Nigeria’s decision to replace high-denomination currency with new notes has caused a massive cash crunch in Africa’s largest economy. The shortages have led to protests and riots in parts of the country as millions stand in line for hours at ATMs and banks to try to access their funds.
The country’s central bank started issuing newly designed naira notes late last year, in an effort to crack down on counterfeit notes and reduce the amount of money circulating outside the banking system. It is “no longer tenable to continue with business as usual,” central bank governor Godwin Emefiele said while announcing the measure.
But the way demonetization — withdrawing notes from circulation — has been carried out has left Nigerians struggling to pay for food and supplies. The country of over 220 million people was initially given just 1½ months to exchange existing notes for new ones, and demand far outstripped the supply of new notes.
The usually jam-packed streets of Idumota market in Lagos, one of the largest in the country, have felt oddly quiet in recent weeks, vendors said, likening them to the time of pandemic curfews.
Here's what to know about Nigeria’s currency change.

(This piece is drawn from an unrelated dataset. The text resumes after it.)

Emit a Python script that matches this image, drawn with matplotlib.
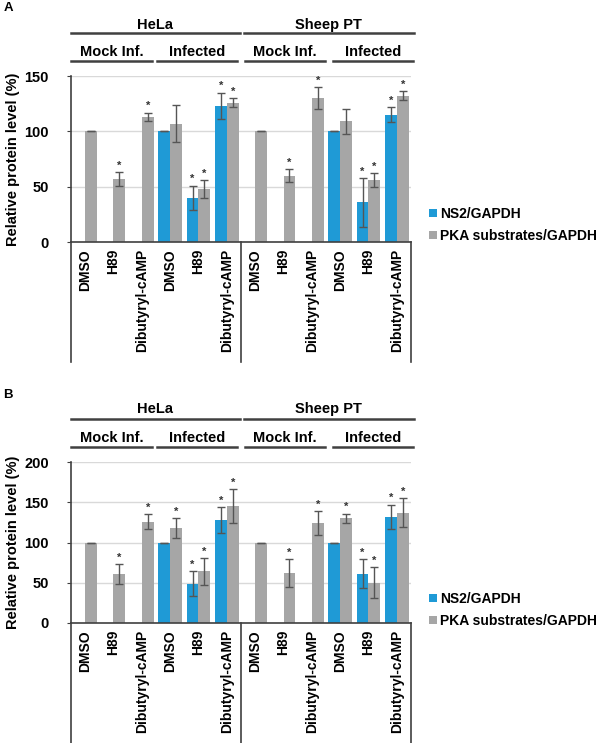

What is Nigeria’s demonetization plan?
Nigeria is withdrawing bank notes circulating in 200-, 500- and 1,000-naira denominations (worth between about 40 cents and $2.10). It originally gave residents until Jan. 31 to swap them for new ones.
The rollout was criticized for being carried out without sufficient support. The bank then extended the deadline for exchanging all the notes to mid-February; authorities later said the smallest denomination would remain legal tender until late April. Nigeria’s top court is also hearing a legal challenge to how the overhaul was managed.
The central bank initially implemented a withdrawal restriction of 100,000 naira per week but raised it to 500,000 naira ($1,085) after criticism. Still, the shortage is so significant that banks are rationing their cash and usually disbursing only between 2,000 and 5,000 naira to each person at counters and ATMs.
The country attempted a similar currency swap in 1984, which critics say was also poorly managed.
Why is Nigeria changing its currency?
The central bank says that Nigerians hold a large stash of cash that is outside the purview of regulators. Eighty-five percent of naira are being used outside the commercial banking system, Emefiele said in October, adding that the circulating currency has more than doubled in the past eight years.
The bank also said the move would help the country shift to digital payments and check organized crime such as kidnapping. The naira has not been redesigned for two decades.
Some experts say the policy is sound in theory. The decision could help manage galloping inflation — at nearly 22 percent — and boost tax revenue, said Ayokunle Olubunmi, a financial analyst at ratings firm Agusto. “However, the poor implementation of the policy has eroded all the potential benefits. Some businesses that we cover have recorded up to a 40 percent decline in revenue.”
What has been the impact on Nigerians and the country’s economy?
Painful. Nigeria’s cash-dependent informal sector, which by one estimate makes up almost 58 percent of its economy, has been badly hit by people not having access to legal tender. The cash crunch comes amid a grim economic outlook, with the naira at an all-time low against the dollar.
On a recent evening at a Lagos night market, vendors were preparing to head home at a time when business activity should have been kicking off. Abiodun Alawiye, who said she usually sells at least 20 pairs of shoes daily, said she hadn’t sold more than a few in recent weeks.
“The town is not moving. It’s not grooving,” said Alawiye, 56, as she sat with her daughter and grandchildren on a stoop. “Now, the business is paralyzed. Everything is paralyzed.”
She needed help transitioning to digital banking but dreaded returning to the bank, knowing the line would be hundreds of people long. “We just needed more time,” she said.
Busayo Bamidele, a 30-year-old who sells trinkets and jewelry, said that the banking network was so slow that digital transfers often didn’t go through. She said she has barely earned anything recently, with customers choosing to spend what little cash they have on essentials.
“I had to borrow money to buy food this morning … and since then, we have not eaten anything else,” she said.
What other countries have struggled with demonetization?
Countries that have met challenges while swapping out their currency include Myanmar, Zimbabwe and the former Soviet Union. One notable recent instance was Indian Prime Minister Narendra Modi’s decision to declare 86 percent of his country’s cash defunct in 2016, which led to large-scale job losses in the informal economy.
“India’s strategy of rapid demonetization has obviously fallen short, because it was unnecessarily abrupt and secretive,” wrote Jeffrey Frankel, an economics professor at Harvard’s Kennedy School at the time. He added: “It should have allowed for more time to print an ample supply of new notes, and to help businesses switch over to non-cash payment methods, such as electronic funds transfers.”
Chason and Adetayo reported from Lagos, Nigeria.